Defendant opposes the Motion on two grounds. First — and most importantly, Defendant argues that “Plaintiff is not entitled to fees or costs associated with the entry of the appraisal award” because “there was no breakdown in the adjustment of the claim and she rushed to the court[]house.” ECF No. [36] at 3 (citations omitted). Defendant substantiates its argument by citing (1) J.P.F.D. Investment Corp. v. United Specialty Ins. Co., 322 F. Supp. 3d 1263 (M.D. Fla. 2018), (2) Rutherford v. Scottsdale Ins. Co., No. 19-CV-372, 2021 WL 12133906 (N.D. Fla. June 15, 2021), and (3) Johnson v. Omega Ins. Co., 200 So. 3d 1207, 1219 (Fla. 2016) — cases which Defendant holds out as being factually analogous to the instant matter.
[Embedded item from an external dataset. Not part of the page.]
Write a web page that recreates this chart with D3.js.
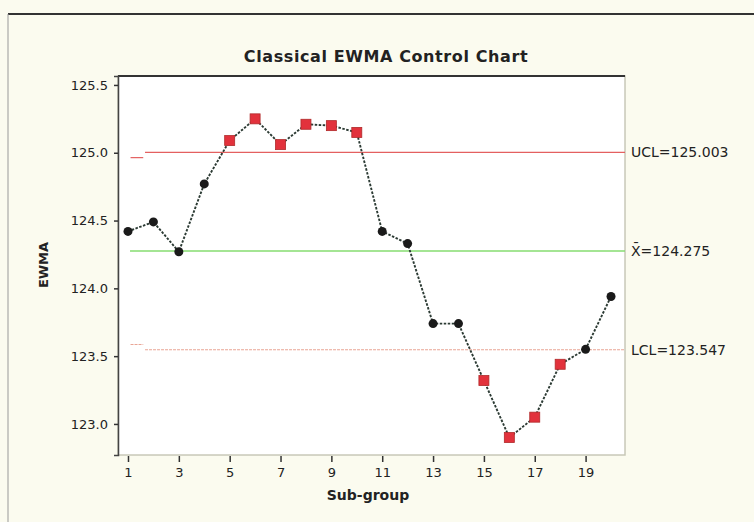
<!DOCTYPE html>
<html>
<head>
<meta charset="utf-8">
<script src="https://cdn.jsdelivr.net/npm/d3@7"></script>
<style>
  body { margin: 0; background: #fbfbef; }
  svg { display: block; }
  text { font-family: "DejaVu Sans", sans-serif; fill: #222; }
</style>
</head>
<body>
<div id="chart"></div>
<script>
// data
const subgroups = d3.range(1, 21);
const ewma = [124.42, 124.49, 124.27, 124.77, 125.09, 125.25, 125.06, 125.21, 125.20, 125.15,
              124.42, 124.33, 123.74, 123.74, 123.32, 122.90, 123.05, 123.44, 123.55, 123.94];
const center = 124.275;
const uclSteps = [{ x0: 1.1, x1: 1.6, v: 124.964 }, { x0: 1.67, x1: 20.55, v: 125.003 }];
const lclSteps = [{ x0: 1.1, x1: 1.6, v: 123.586 }, { x0: 1.67, x1: 20.55, v: 123.547 }];
const yTicks = [123.0, 123.5, 124.0, 124.5, 125.0, 125.5];
const xTicks = [1, 3, 5, 7, 9, 11, 13, 15, 17, 19];
const limitLabels = [
    { text: "UCL=125.003", v: 125.003 },
    { text: "X\u0304=124.275", v: center },
    { text: "LCL=123.547", v: 123.547 }
];

const width = 754, height = 522;
const plot = { left: 118, right: 625, top: 76, bottom: 455 };

const svg = d3.select('#chart').append('svg')
    .attr('width', width)
    .attr('height', height);

// outer frame
svg.append('line').attr('x1', 8).attr('x2', width).attr('y1', 14).attr('y2', 14)
    .attr('stroke', '#333').attr('stroke-width', 2);
svg.append('line').attr('x1', 8).attr('x2', 8).attr('y1', 14).attr('y2', height)
    .attr('stroke', '#999').attr('stroke-width', 1);

// scales
const x = d3.scaleLinear().domain([0.607, 20.55]).range([plot.left, plot.right]);
const y = d3.scaleLinear().domain([122.771, 125.566]).range([plot.bottom, plot.top]);

// plot area
svg.append('rect')
    .attr('x', plot.left).attr('y', plot.top)
    .attr('width', plot.right - plot.left).attr('height', plot.bottom - plot.top)
    .attr('fill', '#fff').attr('stroke', '#c8c8b8').attr('stroke-width', 1.5);
svg.append('line').attr('x1', plot.left).attr('x2', plot.right).attr('y1', plot.top).attr('y2', plot.top)
    .attr('stroke', '#333').attr('stroke-width', 2);

// axes
const yaxis = d3.axisLeft(y).tickValues(yTicks).tickFormat(d3.format('.1f')).tickSize(4);
svg.append('g')
    .attr('transform', 'translate(' + plot.left + ',0)')
    .call(yaxis)
    .call(g => g.select('.domain').attr('stroke', '#444').attr('stroke-width', 1.5))
    .call(g => g.selectAll('.tick line').attr('stroke', '#333').attr('stroke-width', 1.5))
    .call(g => g.selectAll('.tick text').attr('font-size', 13).attr('fill', '#222').attr('x', -10));

const xaxis = d3.axisBottom(x).tickValues(xTicks).tickSize(6);
svg.append('g')
    .attr('transform', 'translate(0,' + (plot.bottom + 1) + ')')
    .call(xaxis)
    .call(g => g.select('.domain').remove())
    .call(g => g.selectAll('.tick line').attr('stroke', '#333').attr('stroke-width', 1.5))
    .call(g => g.selectAll('.tick text').attr('font-size', 13).attr('fill', '#222').attr('y', 12));

// limit lines
const stepLine = (steps, color, dash) => {
    svg.append('g').selectAll('line').data(steps).join('line')
        .attr('x1', d => x(d.x0)).attr('x2', d => x(d.x1))
        .attr('y1', d => y(d.v)).attr('y2', d => y(d.v))
        .attr('stroke', color).attr('stroke-width', 1.2)
        .attr('stroke-dasharray', dash);
};
stepLine(uclSteps, '#e46060', null);
stepLine(lclSteps, '#e9a595', '3,1');
svg.append('line')
    .attr('x1', x(1.08)).attr('x2', x(20.55))
    .attr('y1', y(center)).attr('y2', y(center))
    .attr('stroke', '#86dc70').attr('stroke-width', 1.4);

// limit labels
svg.append('g').selectAll('text').data(limitLabels).join('text')
    .attr('x', 631).attr('y', d => y(d.v) + 5)
    .attr('font-size', 14)
    .text(d => d.text);

// ewma line
const pts = subgroups.map((s, i) => ({ s: s, v: ewma[i] }));
svg.append('path')
    .datum(pts)
    .attr('fill', 'none')
    .attr('stroke', '#2b3a33')
    .attr('stroke-width', 1.9)
    .attr('stroke-dasharray', '2.5,1.5')
    .attr('d', d3.line().x(d => x(d.s)).y(d => y(d.v)));

// markers
const out = d => d.v > 125.003 || d.v < 123.547;
svg.append('g').selectAll('circle').data(pts.filter(d => !out(d))).join('circle')
    .attr('cx', d => x(d.s)).attr('cy', d => y(d.v)).attr('r', 4.5)
    .attr('fill', '#1a1a1a');
svg.append('g').selectAll('rect').data(pts.filter(out)).join('rect')
    .attr('x', d => x(d.s) - 5).attr('y', d => y(d.v) - 5)
    .attr('width', 10).attr('height', 10)
    .attr('fill', '#e2323c').attr('stroke', '#b02a2a').attr('stroke-width', 0.8);

// titles
svg.append('text')
    .attr('x', 386).attr('y', 62)
    .attr('text-anchor', 'middle')
    .attr('font-size', 16).attr('font-weight', 'bold')
    .attr('letter-spacing', 0.6)
    .text('Classical EWMA Control Chart');
svg.append('text')
    .attr('x', 368).attr('y', 500)
    .attr('text-anchor', 'middle')
    .attr('font-size', 14).attr('font-weight', 'bold')
    .text('Sub-group');
svg.append('text')
    .attr('transform', 'translate(48,265) rotate(-90)')
    .attr('text-anchor', 'middle')
    .attr('font-size', 13).attr('font-weight', 'bold')
    .text('EWMA');
</script>
</body>
</html>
See ECF No. [36] at 3-4. Alternatively, Defendant argues that the Court should deny the Motion because Plaintiff failed to provide Defendant with pre-suit notice of her intent to initiate litigation as required by §

627.70152, Florida Statutes. See id. at 4-7. Plaintiff filed a Reply arguing that Defendant’s “rush to the courthouse defense” is inapplicable here.